Неужели вы никогда не испытывали жажды поцелуев? Скажите, разве уста не призывают уста, разве ясный взор, словно проникающий в самое сердце, не будит в вашей крови непреодолимых, пылких желаний?
Это ловушка, гнусная ловушка, скажете вы? Пускай, я это знаю, я готов попасть в нее, я этому рад. Природа научила нас ласкам, чтобы скрыть свою хитрость, чтобы заставить поневоле, без конца плодить новые поколения. Так давайте похитим у нее сладострастие, присвоим его, преобразим, сделаем утонченным, идеальным, если хотите! Обманем, в свою очередь, эту обманщицу Природу! Сделаем больше, чем она хотела, больше того, чему она могла или осмелилась нас научить. Сладострастие — словно необработанный драгоценный камень, добытый в недрах земли; возьмем его и станем шлифовать, чтобы придать ему красоту, не заботясь о первоначальных намерениях, о тайной воле того, кого вы зовете богом. И так как мысль все может сделать поэтичным — опоэтизируем сладострастие, сударыня, даже самые грубые его проявления, самые некрасивые его формы, самые чудовищные его выдумки!
Будем любить сладострастие, как пьянящее вино, как зрелый плод, благоухающий во рту, как все, что переполняет нас счастьем. Будем любить тело, потому что оно красиво, бело и упруго, округло и нежно, сладостно для губ и для рук.

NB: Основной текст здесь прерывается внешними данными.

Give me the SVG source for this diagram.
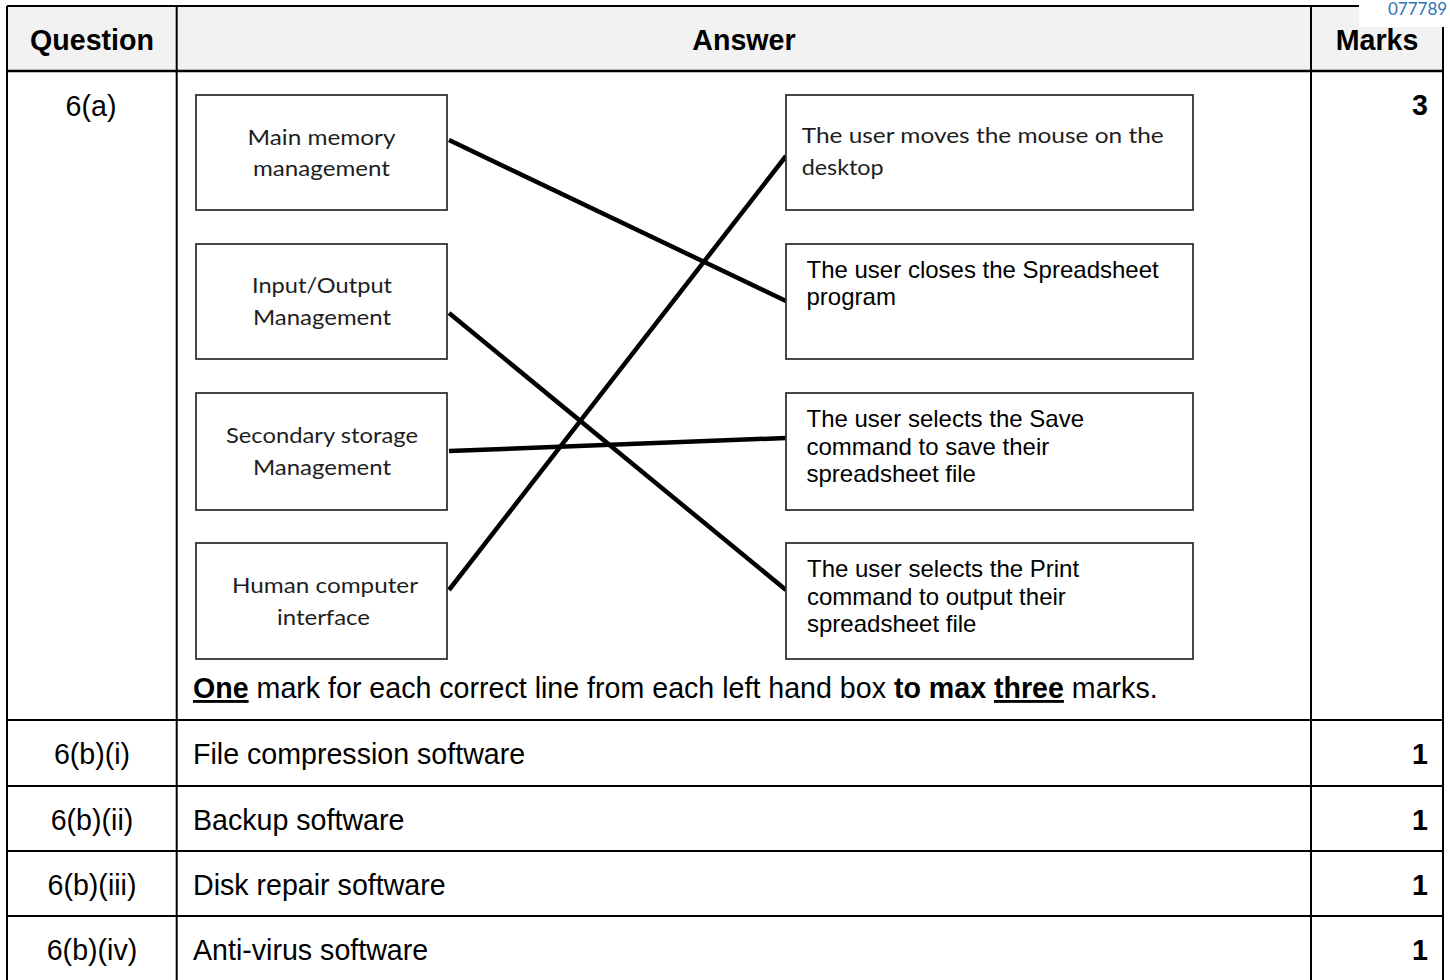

Когда художники искали самую изысканную, самую чистую форму для кубков, из которых Искусство могло бы пить опьяняющую влагу, они выбрали форму женской груди, сосок которой похож на бутон розы.
В одном ученом труде, в Словаре медицинских наук, я прочитал определение женской груди, как будто вышедшее из-под пера Жозефа Прюдома[3], ставшего доктором медицины:
«Грудь женщины можно рассматривать как нечто, приносящее одновременно и пользу и наслаждение».
Отбросим, если не возражаете, пользу и оставим только наслаждение! Неужели грудь имела бы эту восхитительную форму, вызывающую непреодолимое желание ласкать ее, если бы предназначалась только для кормления детей?
О сударыня! Пусть моралисты проповедуют стыдливость, а врачи — осторожность; пусть поэты, эти обманщики, всегда обманывающие самих себя, воспевают чистое слияние душ и беспредельное счастье; пусть некрасивые женщины помнят о своем долге, а рассудительные люди — о своих бесполезных делах; пусть теоретики останутся со своими теориями, а священники — со своими заповедями, — мы же будем любить сладострастие, которое пьянит, сводит с ума, обессиливает, доводит до изнеможения и вновь воскрешает! Оно нежнее благоухания, легче ветерка, острее боли; оно стремительно, ненасытно, заставляет молиться, совершать преступления и подвиги.
Будем любить сладострастие, но не спокойное, обычное, разрешенное законом, а яростное, буйное, исступленное! Будем искать его, как ищут золото и алмазы, ибо оно дороже, оно неоценимо, хотя и мимолетно. Будем вечно гнаться за ним, умирать за него или от него!
Хотите, сударыня, я скажу вам одну истину? Полагаю, вы не найдете ее ни в одной книге. Счастливы лишь те женщины, которых часто ласкают. Они живут без забот, не зная мучительных мыслей, не имея других желаний, кроме желания нового поцелуя, такого же сладостного и утоляющего их жажду, как и предыдущий.
Женщины, которых ласкают мало, неумело или редко, живут, мучимые тысячами жалких забот, тщеславием, жаждой денег, всякими случайностями, причиняющими столько огорчений.
Но женщины, ласкаемые досыта, ни в чем не нуждаются, ничего не желают, ни о чем не сожалеют. Они грезят, спокойно улыбаясь; их едва задевает то, что для других было бы непоправимым несчастьем, ибо сладострастие заменяет им все, исцеляет от всего, утешает во всем!
Как много я мог бы еще сказать!..
Оба эти письма на японской рисовой бумаге были найдены в маленьком сафьяновом бумажнике под скамеечкой в церкви Магдалины, вчера, в воскресенье, после утренней мессы.